Newaygo County Undersherrif Brian Boyd said the multi-agency effort is asking the community to help, too. He said they’re looking for volunteer “spotters” who will monitor the river by reporting what they see back to police.
“It’s got to the point where I think people are just ready for change on the river and we’ve realized that we don’t have the resources to do it ourself,” Boyd said. “I would expect that we’ll be making more arrests and writing more tickets this year.”
It’s a new attempt at fixing an old problem. Over the years, Boyd said the department’s received several complaints about river riders littering, trespassing and having disorderly conduct.

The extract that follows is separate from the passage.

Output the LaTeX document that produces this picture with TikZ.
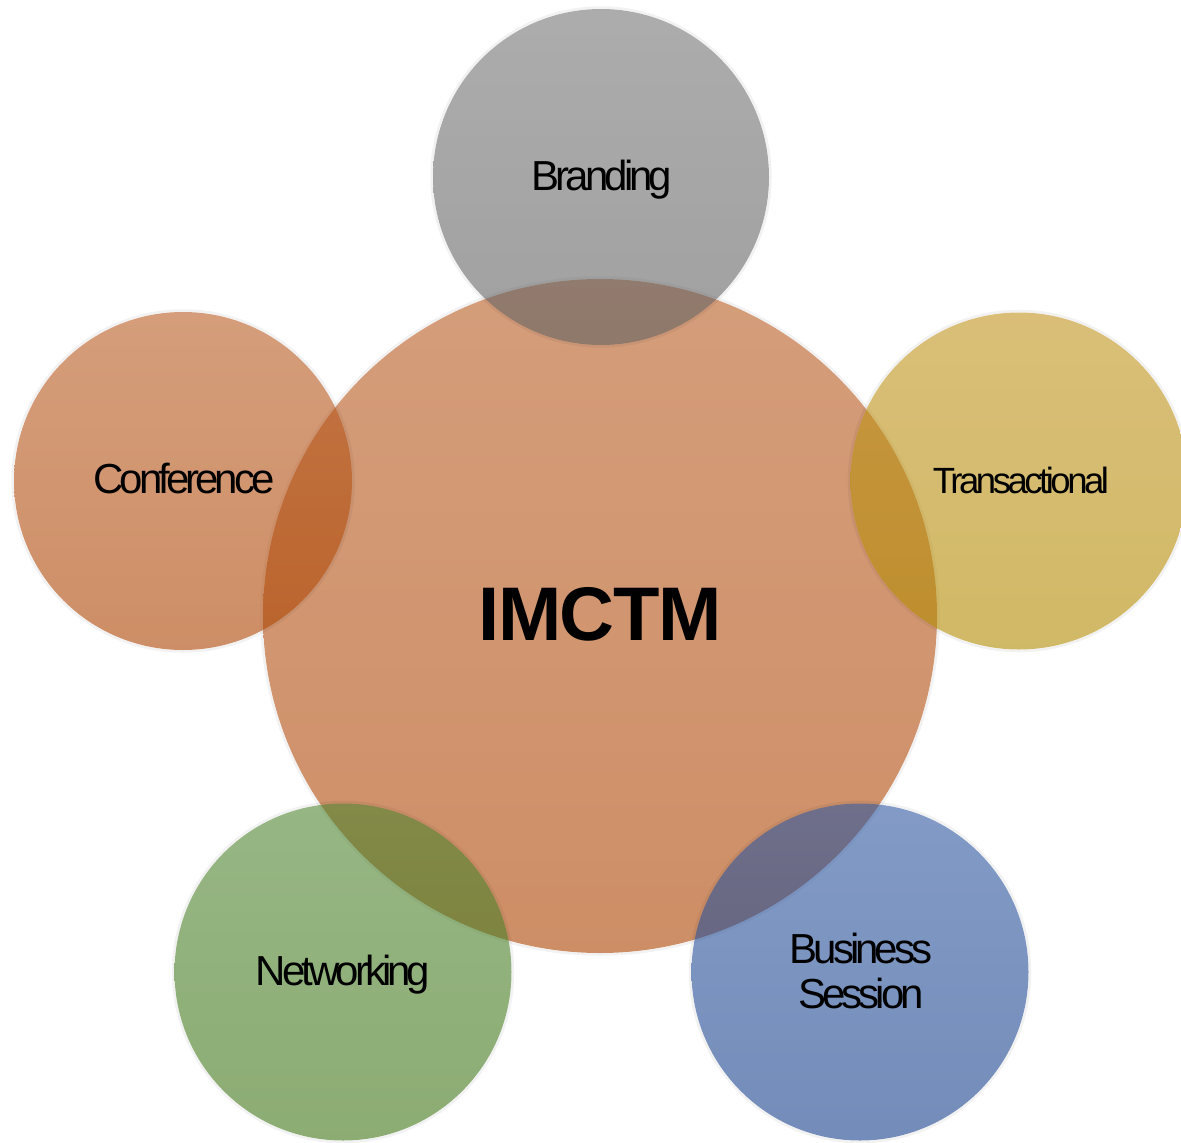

In addition to having volunteers monitor the river there will also be added patrol craft. Boyd said blue tape will also be given to homeowners who live along the river, to place around a tree to remind the people on the water that they’re being watched.

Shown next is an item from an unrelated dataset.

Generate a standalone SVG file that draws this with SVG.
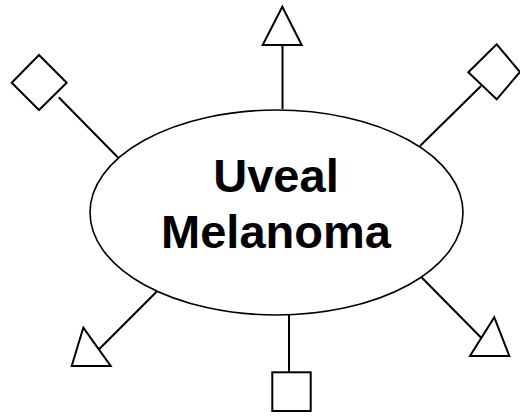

It’s an initiative that homeowners in the area have waited decades to see.
For 22 years, Bill Kail has lived along the river, near the Thornapple access point. He said when he and his wife first moved in things were peaceful. Then, as time passed on and people began partying on the river, that serenity slowly went away.
“They’re drunk, to make a long story short, and they’re obnoxious,” Kail said. “The problem we run into with those folks is a lot of very rough language.”
Kail said he has young grandchildren who can only enjoy being outside until about 4 p.m.
“We have to bring our grandchildren up, they’re eight and five years old and they don’t need to hear that kind of language.”
Kail said his boat was stolen and vandalized three times. At one point, he said he even had to pull his gun on a group of tubers, who came up to his house in the middle of the night.
“They heard me rack the round, ‘He’s got a gun, he’s got a gun,’ and I immediately unloaded the weapon ’cause they went tumbling down the hill.”
But, the group didn’t leave. Kail said they grabbed a gas can from his boat and started a fire on his lawn.
“It’s time that we got some law enforcement on what is essentially a lawless river,” Kail said.
Boyd said the problems won’t be a quick fix but that it’s a step in the right direction.
“It took years to get to this point and truly if we’re going to change the image and the expectations on the Muskegon River it’s got to be a sustained effort over several years,” Boyd said.
The task force will be holding a training session for volunteers in June.